Beyond normal and expected muscle fatigue, you need to be able ride relatively pain free. The Kika boys were 25-36 years old but the average age for the Tour for Jan Janssen competitor was over 50. Age and gender are not factors. We’d actually like to see a brace or two of women take this on.
Sounds like a pretty plush trip….how do you convince a spouse that this is a must do for 2011?
I had some fun on the site explaining that convincing a spouse (if they’re not riding with you) is at least as big a hurdle as the mileage. My suggestion, invite her or him to meet you in Paris and stay for an additional five days. This is what I did with my partner, she met us on the Champs Elysees, and it definitely helped smooth the relationship ripples caused by a long absence.
How does the photography come in to play? What can a rider expect to be documents for them after for the trip?
While I can’t predict how many great pictures an individual rider will generate, it’s a certainty with all those kilometers that I’ll have good stuff of everyone. Without preening for the cameras every rider can ensure the camera finds them by riding with energy and being receptive to being photographed. Since photography is an integral part of our experience, no one will be surprised by the camera or me. Ideally they forget I’m there and I capture whatever happens naturally. On this length of ride, as they battle fatigue it’s almost guaranteed they’ll be oblivious of me by the halfway point.

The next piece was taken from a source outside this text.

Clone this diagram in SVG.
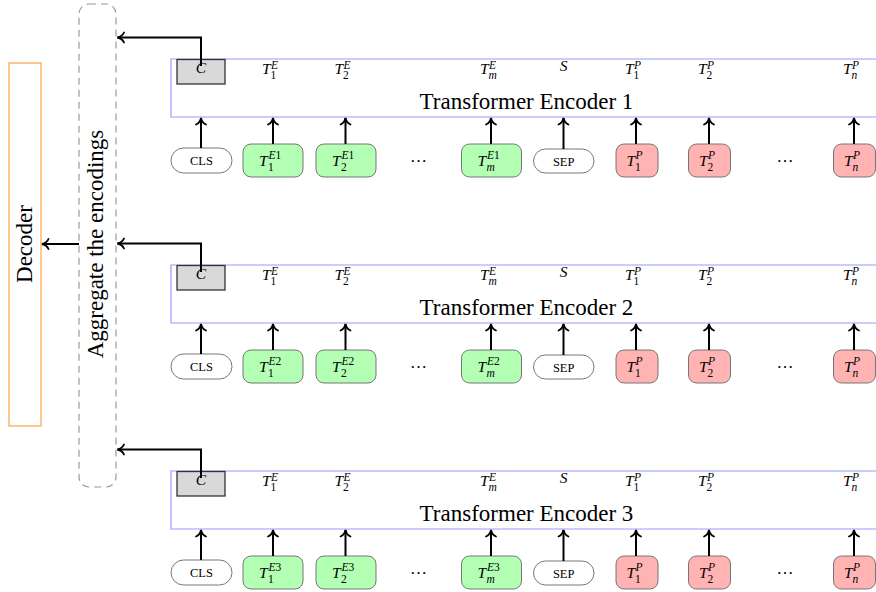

The two volume (2 x 100-pages) hardcover books will tell the team story. Riders can request prints of individual images for our supplier cost + shipping and/or receive their 10 favorite images in hi-res digital format for additional large format prints through another service of their choice. Between those two things I think we’ll give our riders incredible memories to look back on, and certainly tangible proof of their journey that no one else is doing.